Deep learning models, especially Convolutional Neural Networks (CNNs), are particularly susceptible to overfitting due to their capacity for high complexity and their ability to learn detailed patterns in large-scale data.
Dropout: This consists of randomly dropping some neurons during the training process, which forces the remaining neurons to learn new features from the input data.
Batch normalization: The overfitting is reduced at some extent by normalizing the input layer by adjusting and scaling the activations. This approach is also used to speed up and stabilize the training process.
Pooling Layers: This can be used to reduce the spatial dimensions of the input image to provide the model with an abstracted form of representation, hence reducing the chance of overfitting.
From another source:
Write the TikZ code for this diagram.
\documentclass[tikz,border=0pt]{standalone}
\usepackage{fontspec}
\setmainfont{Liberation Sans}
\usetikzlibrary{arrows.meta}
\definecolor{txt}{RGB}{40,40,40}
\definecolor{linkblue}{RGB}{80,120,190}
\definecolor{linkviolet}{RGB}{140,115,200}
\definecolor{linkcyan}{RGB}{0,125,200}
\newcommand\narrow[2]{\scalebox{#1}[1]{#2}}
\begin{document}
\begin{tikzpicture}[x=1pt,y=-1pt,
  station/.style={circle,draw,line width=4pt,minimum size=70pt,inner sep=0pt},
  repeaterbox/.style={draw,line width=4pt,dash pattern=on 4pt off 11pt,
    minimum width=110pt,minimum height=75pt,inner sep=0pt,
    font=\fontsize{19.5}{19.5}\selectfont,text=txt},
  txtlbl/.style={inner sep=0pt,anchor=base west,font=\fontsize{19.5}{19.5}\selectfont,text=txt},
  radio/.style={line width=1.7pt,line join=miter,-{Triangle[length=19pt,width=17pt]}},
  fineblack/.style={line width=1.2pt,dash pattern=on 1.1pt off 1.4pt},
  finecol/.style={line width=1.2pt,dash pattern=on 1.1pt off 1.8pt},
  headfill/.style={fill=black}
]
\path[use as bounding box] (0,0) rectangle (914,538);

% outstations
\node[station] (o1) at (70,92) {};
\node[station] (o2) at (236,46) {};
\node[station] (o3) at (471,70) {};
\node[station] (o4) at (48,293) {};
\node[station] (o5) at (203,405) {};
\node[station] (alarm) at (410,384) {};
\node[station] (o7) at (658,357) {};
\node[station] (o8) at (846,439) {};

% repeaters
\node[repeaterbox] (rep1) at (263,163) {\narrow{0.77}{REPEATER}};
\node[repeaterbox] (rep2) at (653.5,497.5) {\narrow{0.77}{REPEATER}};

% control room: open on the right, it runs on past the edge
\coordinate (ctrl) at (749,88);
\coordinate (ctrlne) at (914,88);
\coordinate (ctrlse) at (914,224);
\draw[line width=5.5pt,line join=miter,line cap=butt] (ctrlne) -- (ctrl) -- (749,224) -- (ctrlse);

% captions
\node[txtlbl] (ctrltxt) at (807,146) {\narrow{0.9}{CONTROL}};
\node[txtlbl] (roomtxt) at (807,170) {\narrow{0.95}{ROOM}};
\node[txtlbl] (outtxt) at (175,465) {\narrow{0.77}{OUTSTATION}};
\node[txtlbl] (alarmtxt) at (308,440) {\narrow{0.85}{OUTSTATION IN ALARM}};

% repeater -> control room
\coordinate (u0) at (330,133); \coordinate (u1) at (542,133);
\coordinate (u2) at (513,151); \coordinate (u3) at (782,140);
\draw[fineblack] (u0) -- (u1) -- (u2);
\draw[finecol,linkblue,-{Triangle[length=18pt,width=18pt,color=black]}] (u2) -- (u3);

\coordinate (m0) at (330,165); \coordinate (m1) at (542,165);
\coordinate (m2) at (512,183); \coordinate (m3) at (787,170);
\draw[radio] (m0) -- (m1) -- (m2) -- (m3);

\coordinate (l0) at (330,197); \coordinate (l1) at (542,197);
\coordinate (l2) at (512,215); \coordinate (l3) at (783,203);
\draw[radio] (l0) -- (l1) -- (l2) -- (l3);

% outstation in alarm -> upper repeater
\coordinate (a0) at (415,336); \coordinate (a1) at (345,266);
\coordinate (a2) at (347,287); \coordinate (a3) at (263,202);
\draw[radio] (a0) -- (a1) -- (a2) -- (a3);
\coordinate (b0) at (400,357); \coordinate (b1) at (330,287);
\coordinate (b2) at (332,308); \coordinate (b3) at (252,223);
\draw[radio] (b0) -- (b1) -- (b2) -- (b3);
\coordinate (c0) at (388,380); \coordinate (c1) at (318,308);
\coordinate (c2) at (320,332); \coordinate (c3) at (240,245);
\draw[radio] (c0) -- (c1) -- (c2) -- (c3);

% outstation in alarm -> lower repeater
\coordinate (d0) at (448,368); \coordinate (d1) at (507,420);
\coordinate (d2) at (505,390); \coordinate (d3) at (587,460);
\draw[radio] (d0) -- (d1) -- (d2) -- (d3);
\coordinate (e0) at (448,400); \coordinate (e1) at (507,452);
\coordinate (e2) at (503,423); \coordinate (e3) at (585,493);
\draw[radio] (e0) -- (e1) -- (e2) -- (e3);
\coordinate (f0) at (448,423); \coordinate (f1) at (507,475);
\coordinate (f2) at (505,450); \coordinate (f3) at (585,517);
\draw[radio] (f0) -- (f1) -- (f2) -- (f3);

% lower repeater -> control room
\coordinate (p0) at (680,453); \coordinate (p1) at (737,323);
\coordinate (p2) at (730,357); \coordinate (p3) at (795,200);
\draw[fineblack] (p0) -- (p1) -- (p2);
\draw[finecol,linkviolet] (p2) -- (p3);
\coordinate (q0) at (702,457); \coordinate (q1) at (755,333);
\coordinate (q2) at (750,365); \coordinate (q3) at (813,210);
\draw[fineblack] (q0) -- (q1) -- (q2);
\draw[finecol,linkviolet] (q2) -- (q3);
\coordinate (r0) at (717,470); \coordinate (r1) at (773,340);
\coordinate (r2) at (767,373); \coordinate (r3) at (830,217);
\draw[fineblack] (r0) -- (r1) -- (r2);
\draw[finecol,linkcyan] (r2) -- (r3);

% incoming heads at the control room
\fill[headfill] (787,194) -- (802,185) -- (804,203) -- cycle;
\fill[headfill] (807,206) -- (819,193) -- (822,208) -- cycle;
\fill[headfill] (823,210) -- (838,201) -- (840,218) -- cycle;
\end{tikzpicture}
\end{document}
Early stopping: This consists of consistently monitoring the model’s performance on validation data during the training process and stopping the training whenever the validation error does not improve anymore.
Noise injection: This process consists of adding noise to the inputs or the outputs of hidden layers during the training to make the model more robust and prevent it from a weak generalization.
L1 and L2 normalizations: Both L1 and L2 are used to add a penalty to the loss function based on the size of weights. More specifically, L1 encourages the weights to be spare, leading to better feature selection. On the other hand, L2 (also called weight decay) encourages the weights to be small, preventing them from having too much influence on the predictions.
Data augmentation: This is the process of artificially increasing the size and diversity of the training dataset by applying random transformations like rotation, scaling, flipping, or cropping to the input images.